The medal was presented to Human Rights Watch by Jan Pronk, a former member of the Dutch parliament and the UN Secretary-General’s special representative in Sudan from 2004 to 2006, when he led the international effort on the conflict in Darfur. “Without organizations like Human Rights Watch, the world would look even worse than it does now,” Pronk said. “They are consistent in their criticism and credible in their impartiality because they only side with the victims.
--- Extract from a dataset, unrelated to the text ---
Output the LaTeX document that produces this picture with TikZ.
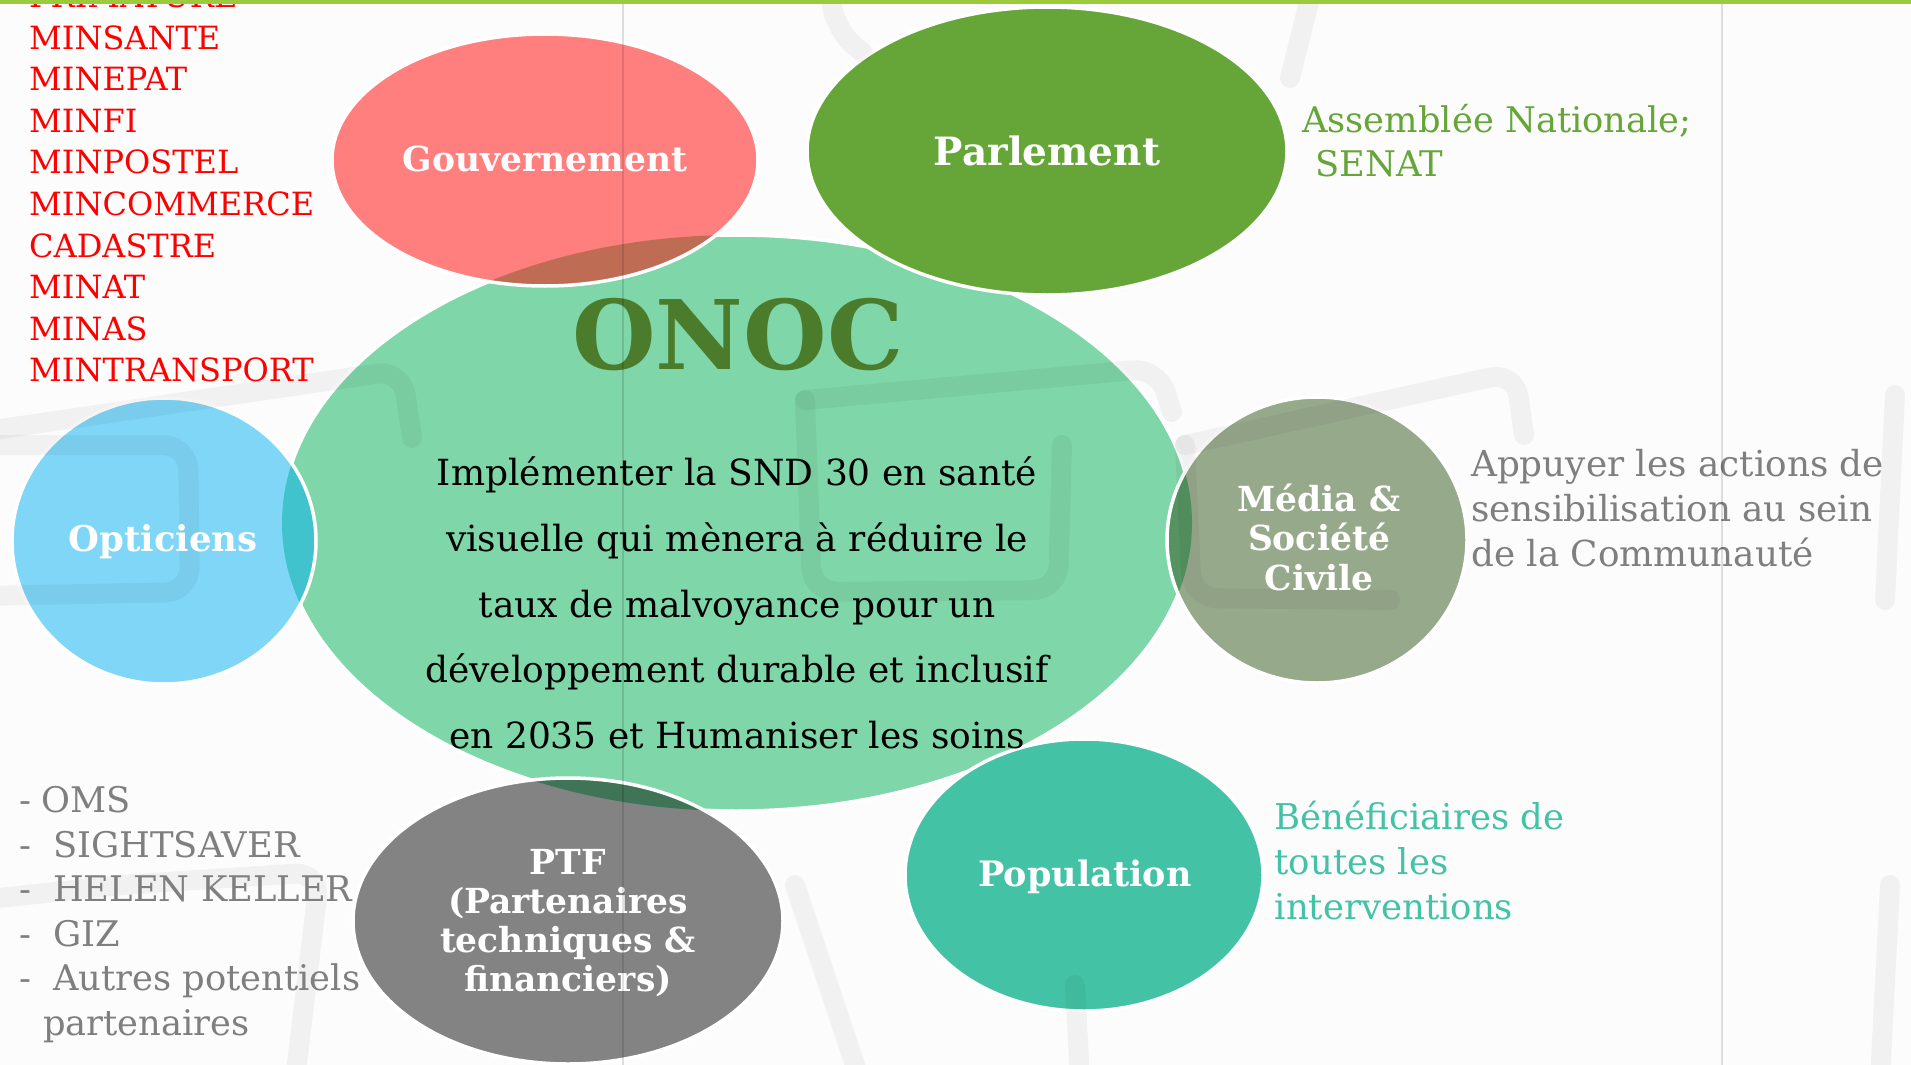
\documentclass[tikz,border=0pt]{standalone}
\usepackage{fontspec}
\setmainfont{DejaVu Serif}

\definecolor{fond}{HTML}{FCFCFC}
\definecolor{vertbarre}{HTML}{9BCB3B}
\definecolor{vertonoc}{HTML}{7FD6A8}
\definecolor{rougegouv}{HTML}{FF7F7F}
\definecolor{brungouv}{HTML}{BF6C55}
\definecolor{vertparl}{HTML}{66A638}
\definecolor{bleuopt}{HTML}{7FD6F6}
\definecolor{cyanopt}{HTML}{40C3CC}
\definecolor{grismedia}{HTML}{97A98B}
\definecolor{vertmedia}{HTML}{559461}
\definecolor{grisptf}{HTML}{838383}
\definecolor{vertptf}{HTML}{3F7456}
\definecolor{turqpop}{HTML}{44C2A5}
\definecolor{vertfonce}{HTML}{4B7C2B}
\definecolor{gristexte}{HTML}{7F7F7F}

\tikzset{
  bord/.style={draw=white, line width=3.5pt},
  lunette/.style={black, opacity=0.045, line width=20pt, line cap=round, line join=round, rounded corners=25pt},
  etiquette/.style={text=white, align=center, anchor=base, inner sep=0pt,
    font=\bfseries\fontsize{34.5}{39.2}\selectfont},
  liste/.style={align=left, anchor=base west, inner sep=0pt}
}

\begin{document}
\begin{tikzpicture}[x=1pt, y=-1pt]
    \useasboundingbox (0,0) rectangle (1911,1065);
    \fill[fond] (0,0) rectangle (1911,1065);
    % centres des bulles
    \coordinate (c-onoc) at (737,523);
    \coordinate (c-gouv) at (545,160);
    \coordinate (c-parl) at (1047,151);
    \coordinate (c-opt) at (164,541);
    \coordinate (c-media) at (1317,540);
    \coordinate (c-ptf) at (568,921);
    \coordinate (c-pop) at (1084,875);
    % ONOC
    \fill[vertonoc] (c-onoc) ellipse [x radius=455, y radius=288];
    \draw[bord] (c-onoc) ellipse [x radius=455, y radius=288];
    % Parlement
    \fill[vertparl] (c-parl) ellipse [x radius=240, y radius=144];
    \draw[bord] (c-parl) ellipse [x radius=240, y radius=144];
    % Gouvernement
    \fill[rougegouv] (c-gouv) ellipse [x radius=213, y radius=126];
    \begin{scope}
        \clip (c-gouv) ellipse [x radius=213, y radius=126];
        \fill[brungouv] (c-onoc) ellipse [x radius=455, y radius=288];
    \end{scope}
    \draw[bord] (c-gouv) ellipse [x radius=213, y radius=126];
    % Opticiens
    \fill[bleuopt] (c-opt) ellipse [x radius=152, y radius=143];
    \begin{scope}
        \clip (c-opt) ellipse [x radius=152, y radius=143];
        \fill[cyanopt] (c-onoc) ellipse [x radius=455, y radius=288];
    \end{scope}
    \draw[bord] (c-opt) ellipse [x radius=152, y radius=143];
    % Media
    \fill[grismedia] (c-media) ellipse [x radius=150, y radius=143];
    \begin{scope}
        \clip (c-media) ellipse [x radius=150, y radius=143];
        \fill[vertmedia] (c-onoc) ellipse [x radius=455, y radius=288];
    \end{scope}
    \draw[bord] (c-media) ellipse [x radius=150, y radius=143];
    % PTF
    \fill[grisptf] (c-ptf) ellipse [x radius=215, y radius=143];
    \begin{scope}
        \clip (c-ptf) ellipse [x radius=215, y radius=143];
        \fill[vertptf] (c-onoc) ellipse [x radius=455, y radius=288];
    \end{scope}
    \draw[bord] (c-ptf) ellipse [x radius=215, y radius=143];
    % Population
    \fill[turqpop] (c-pop) ellipse [x radius=179, y radius=136];
    \draw[bord] (c-pop) ellipse [x radius=179, y radius=136];
    % lunettes en filigrane
    \draw[lunette] (830,-10) -- (835,30) -- (862,52);
    \draw[lunette] (1312,-10) -- (1290,78);
    \draw[lunette] (-20,432) -- (402,370) -- (412,438);
    \draw[lunette] (-20,445) -- (188,445) -- (190,592) -- (-20,596);
    \draw[lunette] (805,400) -- (1158,368) -- (1172,412);
    \draw[lunette] (805,400) -- (812,592) -- (1058,590) -- (1062,445);
    \draw[lunette] (1185,445) -- (1515,372) -- (1524,435);
    \draw[lunette] (1185,445) -- (1192,598) -- (1390,600);
    \draw[lunette] (1895,395) -- (1885,600);
    \draw[lunette] (-20,900) -- (120,885) -- (320,872) -- (295,1080);
    \draw[lunette] (795,885) -- (860,1080);
    \draw[lunette] (1075,985) -- (1080,1080);
    \draw[lunette] (1890,885) -- (1880,1080);
    % titres des bulles (ancre = ligne de base de la derniere ligne)
    \node[text=vertfonce, anchor=base, inner sep=0pt, font=\bfseries\fontsize{96}{96}\selectfont] (onoc) at (738,369) {ONOC};
    \node[anchor=base, align=center, inner sep=0pt, font=\fontsize{36}{65.6}\selectfont] (mission) at (737,748.3)
        {Implémenter la SND 30 en santé\\visuelle qui mènera à réduire le\\taux de malvoyance pour un\\développement durable et inclusif\\en 2035 et Humaniser les soins};
    \node[etiquette] (gouv) at (545,171) {Gouvernement};
    \node[etiquette, font=\bfseries\fontsize{39}{40}\selectfont] (parl) at (1047,165.7) {Parlement};
    \node[etiquette, font=\bfseries\fontsize{35.5}{40}\selectfont] (opt) at (163,551.7) {Opticiens};
    \node[etiquette] (media) at (1319,590) {Média \&\\Société\\Civile};
    \node[etiquette] (ptf) at (568,991.7) {PTF\\(Partenaires\\techniques \&\\financiers)};
    \node[etiquette, font=\bfseries\fontsize{35}{40}\selectfont] (pop) at (1085,886.7) {Population};
    % textes a cote
    \node[liste, text=red, font=\fontsize{32}{41.55}\selectfont] (ministeres) at (29,381.7)
        {PRIMATURE\\MINSANTE\\MINEPAT\\MINFI\\MINPOSTEL\\MINCOMMERCE\\CADASTRE\\MINAT\\MINAS\\MINTRANSPORT};
    \node[liste, text=vertparl, font=\fontsize{35.3}{43.3}\selectfont] (chambres) at (1302,176)
        {Assemblée Nationale;\\\hspace{13pt}SENAT};
    \node[liste, text=gristexte, font=\fontsize{35.8}{45}\selectfont] (role) at (1471,566.7)
        {Appuyer les actions de\\sensibilisation au sein\\de la Communauté};
    \node[liste, text=turqpop, font=\fontsize{35.5}{45}\selectfont] (benef) at (1274.5,919)
        {Bénéficiaires de\\toutes les\\interventions};
    \node[liste, text=gristexte, font=\fontsize{35.3}{44.5}\selectfont] (partenaires) at (19,1035)
        {\makebox[22pt][l]{-}OMS\\\makebox[34pt][l]{-}SIGHTSAVER\\\makebox[34pt][l]{-}HELEN KELLER\\\makebox[34pt][l]{-}GIZ\\\makebox[34pt][l]{-}Autres potentiels\\\hspace{24pt}partenaires};
    % lignes du cadre
    \fill[vertbarre] (0,0) rectangle (1911,4);
    \draw[black, opacity=0.12, line width=1.5pt] (623,4) -- (623,1065);
    \draw[black, opacity=0.12, line width=1.5pt] (1722,4) -- (1722,1065);
\end{tikzpicture}
\end{document}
And they are absolute in their condemnation of human rights violations.”

In her acceptance speech, Bogert praised the Dutch for their proud tradition of tolerance and thanked the Geuzen Resistance 1940–1945 Foundation for “recognizing our efforts, for sharing our goals, and for the publicity and energy that this honor will bring to our work, here in Europe and around the world.” She also highlighted the ongoing need to safeguard the rights of immigrants throughout The Netherlands. “The 1951 Refugee Convention that protects a Sudanese child who flees from Darfur into Chad is part of the same body of international human rights law that protects the rights of immigrants in The Netherlands,” said Bogert.

The Geuzen Medal nomination committee recognized Human Rights Watch for the following achievements:

  • Protecting civilians in armed conflicts
    Human Rights Watch has fought tirelessly for the protection of civilians in armed conflicts, including in Sri Lanka, Kashmir, Iraq, Afghanistan, Israel and Lebanon.
  • Ensuring international justice
    Human Rights Watch was an active proponent of the International Criminal
    Court, established in 2002, with its seat in The Hague, to investigate and
    prosecute genocide, crimes against humanity and war crimes.
  • Promoting treaties on landmines and child soldiers
    Human Rights Watch has successfully promoted several international treaties, including one banning the use of child soldiers, one prohibiting enforced disappearances (detention, often by way of abduction, of a person by government agents who subsequently refuse to acknowledge the detention or provide information about the fate or whereabouts of the person), and one prohibiting the manufacture and use of landmines. In 1997, together with its partner organizations, Human Rights Watch received the Nobel Peace Prize for its campaign against landmines.

Geuzen Resistance Foundation Activities from March 13 to 14, 2007

On Tuesday, March 13, the town of Vlaardingen once again commemorated the execution of 15 Geuzen resistance fighters in 1941 and hosted the presentation of the Geuzen Medal 2007. The commemoration started with a gathering in the Bethelkerk, followed by the laying of wreaths and flowers at the Geuzen grave in the Emaus cemetery and the observation of a minute’s silence. There was then a silent procession from the Geuzen grave to the Markt. A memorial service was held at 2 p.m. at the Geuzen Monument in the Markt. The Geuzen Medal presentation ceremony in the Grote Kerk started at 3 p.m. Attendance was by invitation only.

On Wednesday, March 14, a group of Human Rights Watch researchers will talk about their work in Darfur and Chechnya at the Resistance Museum in Amsterdam. Bogert will lead the discussion, which will begin at 7:30 p.m. The Resistance Museum is at Plantage Kerklaan 61, Amsterdam. Admission is free, and booking is recommended by calling +31-020-620-2535.